Monday, January 12, 2009

Want to know what Grandpa thinks? Read the sports page

It was a typical work day when the newsroom staff of a local newspaper was quickly assembled for an impromptu meeting. During this meeting, everyone learned that the paper would be folding and they’d be out of a job within weeks.

Thanks for your hard work. Take it easy. And don’t let the door hit your ass on the way out.

That was my experience a little over 10 years ago and it was the same experience the folks at the Seattle Post-Intelligencer went through last week. Their newspaper – in my opinion the best in the region – is up for sale. They have 60 days to find a buyer or it’s over. If a buyer isn’t found, and I don’t believe one will, they’ll continue with an online edition with a drastically reduced staff.

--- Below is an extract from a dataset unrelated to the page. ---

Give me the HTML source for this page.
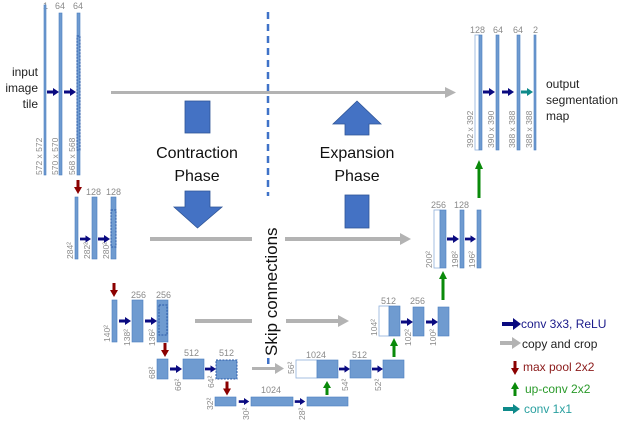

It is an unfortunate inevitability. Newspapers are expensive to run and advertising is expensive to buy. Very few mom-and-pop small businesses can afford to advertise in local newspapers and national chains spend their money only where they are guaranteed to get the highest return on investment. The media companies that own the newspapers have been mismanaged for decades as well.

But those aren’t the only reasons. Newspapers have been glacially slow to adapt to a younger audience with changing reading habits. Papers looked down on technology and the Internet while making a halfhearted attempt to reach younger readers. When they finally did venture online, they were slow to adopt a strategy to allow readers to reach out to one another through blogs and communities.

The sports pages, where I worked right out of college, are a good example of this. Opinions matter to younger readers, but there wasn’t a voice they could relate to. You have to toil for decades as a sportswriter before they let you write an opinion. As a result, nearly all of the regular columnists are over 50 years old.

To someone in his mid 20s or 30s, these columnists come off as grumpy old men who want to jam the greatness of Sandy Koufax and Willie Mays down you’re throat every chance they get. There’s no denying these players were great, but Sandy Koufax’s last season was seven years before I was born. I was brought into this life four months before Willie Mays hung ‘em up. And I’m not a young man anymore. I’ve got two kids, two mortgages and an expanding waistline. Where’s the voice of my generation?

Only recently have newspapers figured out that people over the age of 50 are eventually going to die and take with them their entire readership. The Seattle Times has tried to adapt by hiring on Jerry Brewer, who seems to be the only columnist that may have collected Star Wars figures at some point in his life.

But for every Jerry Brewer, there are a half dozen Steve Kelleys, Blaine Newnhams and Jim Moores. The P-I must have threatened to drop a statue of Don James on Jim Moore’s head in October to get him to write some stuff for a blog. Now, it seems the electronic pages of the P-I’s online edition might be the only place he’ll be published.

A watershed moment happened in April when journalist and hot head Buzz Bissinger went after sports blogger Will Leitch on Bob Costas’ HBO talk show. Bissinger acted like an out of touch fossil and perfectly illustrated a prevailing attitude within newspaper management. If you believe Bissinger, sports blogs will directly contribute to the downfall of civilization.



Is there some really nasty stuff that is posted on sports blogs? Absolutely – but there is some really great stuff as well. Should I question the journalistic integrity of Sports Illustrated because both it and Hustler are magazines?

With the P-I’s demise, the Seattle community loses a lot. The newspaper makes cross-town rival The Seattle Times work harder. Competition between the Times and P-I newsrooms ensures we get the best, most honest news. That’s in jeopardy now.

I hope a buyer comes to the rescue of the P-I. It would be hard to lose another regional institution. Unfortunately, the wheels were set in motion for this tragedy decades ago.